"""

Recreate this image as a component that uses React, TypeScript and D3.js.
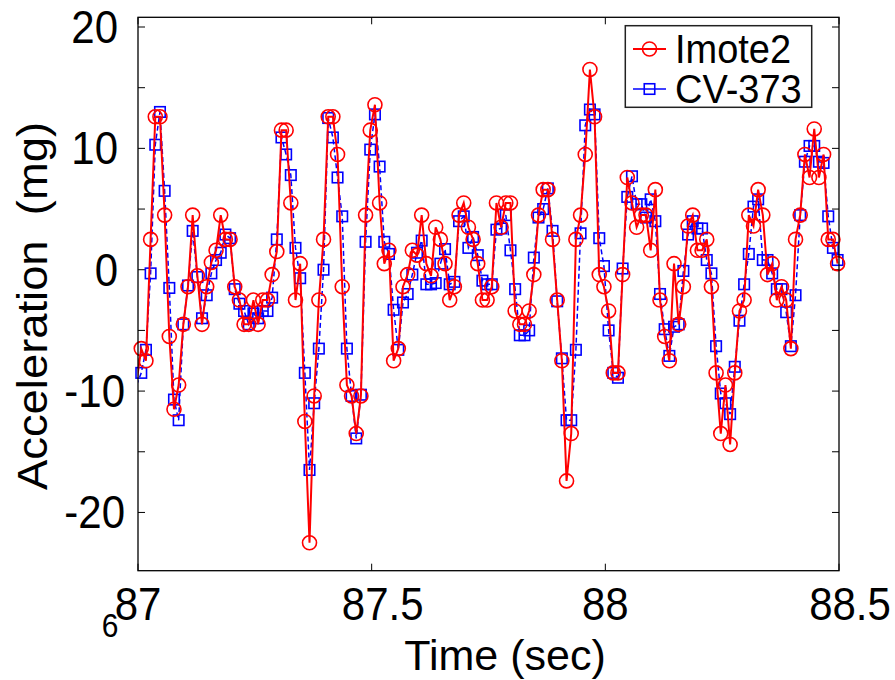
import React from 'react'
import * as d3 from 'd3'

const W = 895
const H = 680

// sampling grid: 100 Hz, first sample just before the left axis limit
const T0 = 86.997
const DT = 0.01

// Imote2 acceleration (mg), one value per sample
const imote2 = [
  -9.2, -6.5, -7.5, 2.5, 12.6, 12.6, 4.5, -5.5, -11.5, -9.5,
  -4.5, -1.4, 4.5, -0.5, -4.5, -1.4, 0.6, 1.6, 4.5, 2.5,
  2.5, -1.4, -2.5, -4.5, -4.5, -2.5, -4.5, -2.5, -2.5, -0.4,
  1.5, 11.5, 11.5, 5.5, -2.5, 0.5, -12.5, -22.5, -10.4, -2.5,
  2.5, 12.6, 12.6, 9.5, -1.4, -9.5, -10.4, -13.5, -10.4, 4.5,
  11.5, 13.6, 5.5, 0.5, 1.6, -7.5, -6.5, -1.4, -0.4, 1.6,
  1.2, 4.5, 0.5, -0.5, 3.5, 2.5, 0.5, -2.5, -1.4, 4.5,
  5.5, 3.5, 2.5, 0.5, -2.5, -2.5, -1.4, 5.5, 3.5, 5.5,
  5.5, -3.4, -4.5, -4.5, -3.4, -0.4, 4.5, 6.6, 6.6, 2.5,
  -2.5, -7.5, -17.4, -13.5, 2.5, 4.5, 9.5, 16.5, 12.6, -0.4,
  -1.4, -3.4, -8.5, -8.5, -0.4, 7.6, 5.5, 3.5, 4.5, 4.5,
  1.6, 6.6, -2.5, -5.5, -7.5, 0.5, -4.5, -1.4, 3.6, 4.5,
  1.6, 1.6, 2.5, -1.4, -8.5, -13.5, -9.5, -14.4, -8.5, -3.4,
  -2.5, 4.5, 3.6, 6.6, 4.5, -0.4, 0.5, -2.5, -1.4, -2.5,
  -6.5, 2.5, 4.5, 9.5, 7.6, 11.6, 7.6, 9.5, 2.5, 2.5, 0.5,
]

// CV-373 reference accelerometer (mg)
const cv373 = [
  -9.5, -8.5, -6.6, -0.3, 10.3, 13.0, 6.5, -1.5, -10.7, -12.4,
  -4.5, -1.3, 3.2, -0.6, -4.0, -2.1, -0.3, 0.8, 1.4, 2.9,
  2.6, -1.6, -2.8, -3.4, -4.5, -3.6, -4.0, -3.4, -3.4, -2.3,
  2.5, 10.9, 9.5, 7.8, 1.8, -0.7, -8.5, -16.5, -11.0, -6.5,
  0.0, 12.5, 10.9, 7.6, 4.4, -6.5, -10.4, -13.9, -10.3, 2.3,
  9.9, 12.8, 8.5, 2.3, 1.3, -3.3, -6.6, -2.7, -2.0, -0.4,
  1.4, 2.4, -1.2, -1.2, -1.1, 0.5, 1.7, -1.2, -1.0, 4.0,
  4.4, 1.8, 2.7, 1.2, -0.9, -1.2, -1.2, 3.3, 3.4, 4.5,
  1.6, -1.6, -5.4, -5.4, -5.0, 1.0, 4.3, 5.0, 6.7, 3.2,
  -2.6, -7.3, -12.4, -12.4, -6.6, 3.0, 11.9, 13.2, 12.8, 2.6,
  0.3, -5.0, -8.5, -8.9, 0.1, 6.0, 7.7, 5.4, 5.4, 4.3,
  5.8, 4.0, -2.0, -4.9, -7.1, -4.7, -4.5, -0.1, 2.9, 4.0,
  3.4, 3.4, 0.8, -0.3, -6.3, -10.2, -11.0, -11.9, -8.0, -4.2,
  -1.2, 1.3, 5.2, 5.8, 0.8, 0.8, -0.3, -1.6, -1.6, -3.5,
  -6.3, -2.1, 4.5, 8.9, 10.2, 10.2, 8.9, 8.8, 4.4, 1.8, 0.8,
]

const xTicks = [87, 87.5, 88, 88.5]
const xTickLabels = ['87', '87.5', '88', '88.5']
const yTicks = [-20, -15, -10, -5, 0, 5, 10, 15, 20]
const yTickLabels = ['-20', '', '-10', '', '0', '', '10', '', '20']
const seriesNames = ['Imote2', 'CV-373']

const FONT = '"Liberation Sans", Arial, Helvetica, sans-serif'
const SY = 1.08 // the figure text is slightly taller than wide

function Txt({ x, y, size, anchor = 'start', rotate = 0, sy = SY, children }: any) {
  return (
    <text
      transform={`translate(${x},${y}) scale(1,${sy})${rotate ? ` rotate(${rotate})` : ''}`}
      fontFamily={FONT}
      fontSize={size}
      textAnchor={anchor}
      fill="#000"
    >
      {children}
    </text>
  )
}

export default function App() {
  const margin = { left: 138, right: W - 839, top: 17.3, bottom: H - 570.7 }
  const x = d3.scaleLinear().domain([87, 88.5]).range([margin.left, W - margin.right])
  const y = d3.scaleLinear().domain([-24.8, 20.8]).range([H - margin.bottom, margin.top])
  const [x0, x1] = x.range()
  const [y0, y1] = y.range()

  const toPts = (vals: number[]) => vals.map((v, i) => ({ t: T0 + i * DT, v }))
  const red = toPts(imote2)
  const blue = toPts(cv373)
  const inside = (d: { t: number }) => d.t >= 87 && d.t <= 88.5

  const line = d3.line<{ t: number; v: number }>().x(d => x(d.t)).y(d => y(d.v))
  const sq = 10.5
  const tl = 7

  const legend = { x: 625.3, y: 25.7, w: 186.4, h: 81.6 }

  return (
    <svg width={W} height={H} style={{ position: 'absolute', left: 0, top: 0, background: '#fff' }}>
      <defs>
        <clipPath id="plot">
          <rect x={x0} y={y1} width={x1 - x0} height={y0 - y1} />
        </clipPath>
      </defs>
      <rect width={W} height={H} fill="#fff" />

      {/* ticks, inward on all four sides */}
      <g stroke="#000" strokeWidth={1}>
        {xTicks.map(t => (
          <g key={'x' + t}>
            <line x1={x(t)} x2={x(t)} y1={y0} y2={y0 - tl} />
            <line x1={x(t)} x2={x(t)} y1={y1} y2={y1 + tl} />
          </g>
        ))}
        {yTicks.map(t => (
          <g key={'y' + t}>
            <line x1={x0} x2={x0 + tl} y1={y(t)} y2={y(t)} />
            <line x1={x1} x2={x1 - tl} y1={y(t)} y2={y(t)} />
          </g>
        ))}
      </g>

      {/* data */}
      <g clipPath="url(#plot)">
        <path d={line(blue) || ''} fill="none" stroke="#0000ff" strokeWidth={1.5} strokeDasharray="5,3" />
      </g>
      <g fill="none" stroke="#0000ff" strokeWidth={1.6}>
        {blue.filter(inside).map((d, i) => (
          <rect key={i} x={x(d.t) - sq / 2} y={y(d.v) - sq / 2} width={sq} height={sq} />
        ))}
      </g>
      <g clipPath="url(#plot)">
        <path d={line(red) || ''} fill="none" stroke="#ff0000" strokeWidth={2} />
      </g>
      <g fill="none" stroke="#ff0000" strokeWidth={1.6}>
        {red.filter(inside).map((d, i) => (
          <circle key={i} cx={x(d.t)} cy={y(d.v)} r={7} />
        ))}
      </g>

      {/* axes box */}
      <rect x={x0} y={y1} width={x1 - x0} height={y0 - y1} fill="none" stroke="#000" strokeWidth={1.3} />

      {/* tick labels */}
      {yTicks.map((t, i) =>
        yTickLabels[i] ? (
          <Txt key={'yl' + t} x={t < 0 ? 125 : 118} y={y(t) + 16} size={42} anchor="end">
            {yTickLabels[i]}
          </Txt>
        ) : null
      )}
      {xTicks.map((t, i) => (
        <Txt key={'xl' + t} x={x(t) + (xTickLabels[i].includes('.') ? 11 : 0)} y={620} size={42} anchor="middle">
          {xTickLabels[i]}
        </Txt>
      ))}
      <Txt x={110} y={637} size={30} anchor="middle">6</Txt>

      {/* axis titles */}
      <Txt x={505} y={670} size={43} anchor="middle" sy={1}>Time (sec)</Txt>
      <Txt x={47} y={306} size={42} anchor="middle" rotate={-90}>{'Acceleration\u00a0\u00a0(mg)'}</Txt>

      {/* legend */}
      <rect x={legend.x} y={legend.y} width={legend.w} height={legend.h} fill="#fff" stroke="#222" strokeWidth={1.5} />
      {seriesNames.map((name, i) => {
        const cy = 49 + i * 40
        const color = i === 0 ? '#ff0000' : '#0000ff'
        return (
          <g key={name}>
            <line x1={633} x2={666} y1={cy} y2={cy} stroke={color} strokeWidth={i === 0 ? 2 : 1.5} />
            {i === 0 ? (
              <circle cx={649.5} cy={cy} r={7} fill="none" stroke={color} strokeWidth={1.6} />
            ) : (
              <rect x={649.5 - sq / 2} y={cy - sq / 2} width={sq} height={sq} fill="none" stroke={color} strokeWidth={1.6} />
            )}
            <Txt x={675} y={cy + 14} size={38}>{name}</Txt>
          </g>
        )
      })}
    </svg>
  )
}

"""

Every line from the start of the listing above through the line with "const DT = 0.01" should be repeated exactly; skip the pictures and add nothing else.

Recreate this image as a component that uses React, TypeScript and D3.js.
import React from 'react'
import * as d3 from 'd3'

const W = 895
const H = 680

// sampling grid: 100 Hz, first sample just before the left axis limit
const T0 = 86.997
const DT = 0.01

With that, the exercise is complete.